Non affermo nulla di nuovo – credo comunque possa essere utile ribadirlo – asserendo che la tecnologia gioca un ruolo primario nella lotta ad alcune fattispecie di reati. Ma se da un lato contribuisce attivamente nella determinazione di meccanismi più sicuri e soprattutto tracciabili, dall’altro, quando viene maneggiata in modo inconsapevole e approssimativo, diviene fonte di equivoco, incertezza e pericolo.

Concentrandoci in particolare sulla telefonia mobile, sappiamo che rappresenta ad esempio uno degli elementi primari per la lotta al terrorismo, contribuendo alle attività di intelligence attraverso l’incrocio di differenti informazioni utili quali comunicazioni (voce e sms), identità delle persone e posizione geografica. Inoltre gli SMS, più accreditati rispetto alle e-mail, rappresentano anche un canale oramai consolidato attraverso il quale fornire credenziali provvisorie di accesso a differenti servizi on-line. Inclusi quelli disponibili nelle aree private delle società finanziarie che erogano prestiti. Sono considerati quindi come ulteriore contromisura finalizzata a prevenire anche i casi di furto d’identità.

In entrambe le situazioni sopra riportate, tutto il meccanismo si articola sulla base di un requisito essenziale: una corretta procedura di identificazione delle generalità dell’utente che entra in possesso della SIM. In Italia, con le disposizioni antiterrorismo del 2005, è ormai cessata (formalmente) da anni la consegna di SIM già attive agli utenti; possono essere abilitate solo dopo il completo caricamento dei dati anagrafici dell’acquirente, fatta eccezione per le schede riservate al traffico dati, per le quali dal dicembre del 2012 è ipotizzabile identificare e registrare gli utenti anche in via indiretta.

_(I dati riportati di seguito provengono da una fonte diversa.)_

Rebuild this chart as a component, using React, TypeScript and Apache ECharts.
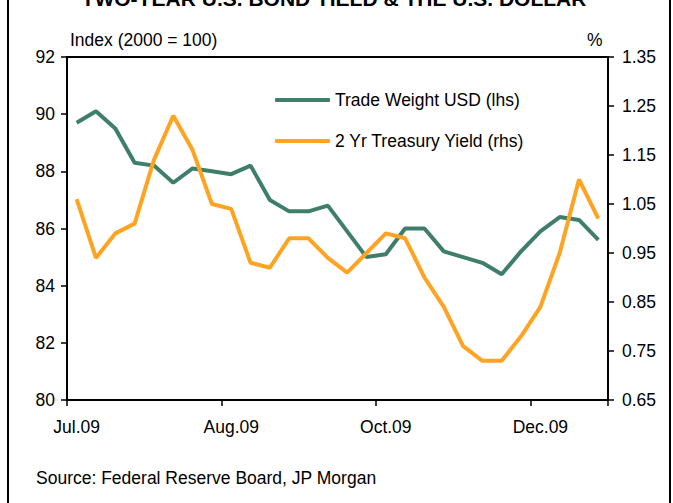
import React, { useEffect, useRef } from "react";
import * as echarts from "echarts";

const categories = [
  "Jul.09", "Jul.09", "Jul.09", "Jul.09", "Jul.09",
  "Aug.09", "Aug.09", "Aug.09", "Aug.09",
  "Sep.09", "Sep.09", "Sep.09", "Sep.09",
  "Oct.09", "Oct.09", "Oct.09", "Oct.09", "Oct.09",
  "Nov.09", "Nov.09", "Nov.09", "Nov.09",
  "Dec.09", "Dec.09", "Dec.09", "Dec.09",
  "Jan.10", "Jan.10",
];

const tradeWeightUSD = [
  89.7, 90.1, 89.5, 88.3, 88.2, 87.6, 88.1, 88.0, 87.9, 88.2,
  87.0, 86.6, 86.6, 86.8, 85.9, 85.0, 85.1, 86.0, 86.0, 85.2,
  85.0, 84.8, 84.4, 85.2, 85.9, 86.4, 86.3, 85.6,
];

const treasuryYield2Yr = [
  1.06, 0.94, 0.99, 1.01, 1.14, 1.23, 1.16, 1.05, 1.04, 0.93,
  0.92, 0.98, 0.98, 0.94, 0.91, 0.95, 0.99, 0.98, 0.90, 0.84,
  0.76, 0.73, 0.73, 0.78, 0.84, 0.95, 1.10, 1.02,
];

const seriesNames = ["Trade Weight USD (lhs)", "2 Yr Treasury Yield (rhs)"];
const titleText = "TWO-YEAR U.S. BOND YIELD & THE U.S. DOLLAR";
const leftAxisName = "Index (2000 = 100)";
const rightAxisName = "%";
const sourceText = "Source: Federal Reserve Board, JP Morgan";

const FONT = "'Liberation Sans', Arial, sans-serif";
const FS = 17.5;
const GREEN = "#3f7f69";
const ORANGE = "#ffa322";

export default function App() {
  const ref = useRef<HTMLDivElement>(null);
  useEffect(() => {
    if (!ref.current) return;
    const chart = echarts.init(ref.current, undefined, { renderer: "svg" });
    const axisLabelStyle = { color: "#000", fontSize: FS, fontFamily: FONT };
    chart.setOption({
      animation: false,
      backgroundColor: "#fff",
      textStyle: { fontFamily: FONT },
      grid: {
        left: 67,
        right: 65,
        top: 57,
        bottom: 103,
        show: true,
        borderColor: "#000",
        borderWidth: 2,
        containLabel: false,
      },
      legend: {
        orient: "vertical",
        left: 270,
        top: 86,
        itemWidth: 55,
        itemHeight: 4,
        itemGap: 23,
        icon: "roundRect",
        textStyle: { color: "#000", fontSize: FS, fontFamily: FONT },
        data: seriesNames,
      },
      xAxis: {
        type: "category",
        data: categories,
        boundaryGap: true,
        axisLine: { show: true, lineStyle: { color: "#000", width: 2 } },
        axisTick: { show: true, interval: 7, length: 6, lineStyle: { color: "#000", width: 1.5 } },
        axisLabel: { ...axisLabelStyle, interval: 7, margin: 18 },
        splitLine: { show: false },
      },
      yAxis: [
        {
          type: "value",
          position: "left",
          min: 80,
          max: 92,
          interval: 2,
          axisLine: { show: true, lineStyle: { color: "#000", width: 2 } },
          axisTick: { show: true, length: 6, lineStyle: { color: "#000", width: 1.5 } },
          axisLabel: { ...axisLabelStyle, margin: 12 },
          splitLine: { show: false },
        },
        {
          type: "value",
          position: "right",
          min: 0.65,
          max: 1.35,
          interval: 0.1,
          axisLine: { show: true, lineStyle: { color: "#000", width: 2 } },
          axisTick: { show: true, length: 6, lineStyle: { color: "#000", width: 1.5 } },
          axisLabel: {
            ...axisLabelStyle,
            margin: 14,
            formatter: (v: number) => v.toFixed(2),
          },
          splitLine: { show: false },
        },
      ],
      series: [
        {
          name: seriesNames[0],
          type: "line",
          yAxisIndex: 0,
          data: tradeWeightUSD,
          symbol: "none",
          lineStyle: { color: GREEN, width: 4 },
          itemStyle: { color: GREEN },
        },
        {
          name: seriesNames[1],
          type: "line",
          yAxisIndex: 1,
          data: treasuryYield2Yr,
          symbol: "none",
          lineStyle: { color: ORANGE, width: 4 },
          itemStyle: { color: ORANGE },
        },
      ],
      graphic: [
        {
          type: "rect",
          shape: { x: 8, y: -20, width: 662, height: 543 },
          style: { fill: "none", stroke: "#000", lineWidth: 2 },
          silent: true,
        },
        {
          type: "text",
          x: 334,
          y: -2,
          style: {
            text: titleText,
            fill: "#000",
            font: `bold 21px ${FONT}`,
            textAlign: "center",
            textVerticalAlign: "middle",
          },
        },
        {
          type: "text",
          x: 70,
          y: 40,
          style: {
            text: leftAxisName,
            fill: "#000",
            font: `${FS}px ${FONT}`,
            textAlign: "left",
            textVerticalAlign: "middle",
          },
        },
        {
          type: "text",
          x: 587,
          y: 40,
          style: {
            text: rightAxisName,
            fill: "#000",
            font: `${FS}px ${FONT}`,
            textAlign: "left",
            textVerticalAlign: "middle",
          },
        },
        {
          type: "text",
          x: 36,
          y: 478,
          style: {
            text: sourceText,
            fill: "#000",
            font: `${FS}px ${FONT}`,
            textAlign: "left",
            textVerticalAlign: "middle",
          },
        },
      ],
    });
    return () => chart.dispose();
  }, []);
  return (
    <div
      ref={ref}
      style={{ position: "fixed", left: 0, top: 0, width: 673, height: 503 }}
    />
  );
}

Possiamo quindi genericamente affermare che, tra le disposizioni europee in merito al data retention ed una completa procedura di identificazione, la sicurezza è garantita. Dovrebbe avvalorare l’ipotesi il fatto che le banche si siano mosse nella stessa direzione. Infatti l’evoluzione del quadro regolatorio circa gli strumenti elettronici di pagamento si è indirizzata verso un maggior presidio relativo alla procedura di identificazione e aggiornamento delle anagrafiche dei clienti (si veda la normativa antiriciclaggio).

Certo è che sistemi, ambienti, attività di formazione e livelli di consapevolezza circa la rilevanza della compliance sono ben differenti tra le filiali bancarie e gli store dei brand nazionali di telefonia mobile. Non sono però convinto che i rischi connessi ad un’errata, incompleta o mancante procedura di identificazione siano così differenti nei due mercati.

La telefonia mobile ha cambiato radicalmente il modello delle comunicazioni e del lavoro; ora ha bisogno di fare un salto in avanti verso la conformità. Non è solo una questione di attività di marketing in alcuni casi borderline in ambito privacy oppure di assistenze clienti a volte sconfortanti. E’ piuttosto una questione di sicurezza nazionale.

Resta da capire se la commessa dello store di telefonia mobile ne è consapevole, perché a volte sembra che regalino SIM – per giunta in alcuni casi già attive, ed intestate al proprietario dello store, per fare poi qualche giochino di portabilità e assegnare tariffe scontate ai propri clienti – come se fossero biscottini al cioccolato. Forse faranno appena in tempo a rendersene conto, fino al momento nel quale le SIM virtuali cambieranno nuovamente tutte le carte in tavola, introducendo nuove opportunità e nuovi pericoli.